Nita Berry
Nita Berry
10 INDIAN ANIMALS YOU MAY NEVER AGAIN SEE IN THE WILD by Ranjit Lal Duckbill Books, 2019, 90 pp., 200
November 2019, volume 43, No 11

Any ‘development’ that destroys natural habitats is not development at all, just sheer destruction. This is the theme of Ranjit Lal’s book that eloquently echoes the Native American proverb, ‘We do not inherit the Earth from our Ancestors, we borrow it from our children.’

The destruction of our rarest animals and their habitats is happening at an alarming pace, as a consequence of which many beautiful species are on the verge of extinction. Even the meagre 5% of our country’s area protected by law has been ravaged. Shameful indeed!
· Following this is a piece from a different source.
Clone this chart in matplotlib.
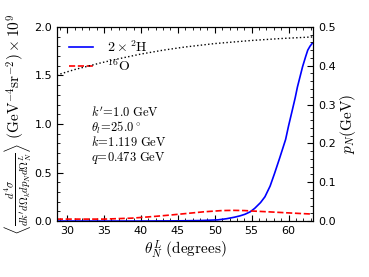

Forest land is being put to more urgent uses, highways run through national parks and sanctuaries, and mines and dams result in whole scale destruction. There is also the serious problem of noise pollution. ‘For a wild animal—especially a carnivore—living cheek by jowl with noisy, impatient, irascible human beings and all their clutter is a risky proposition.’ And river pollution caused by effluents, fertilizers and pesticides, all of which wash down into rivers turning them into toxic sewers, is fast wiping out water creatures like crocodiles and river dolphins.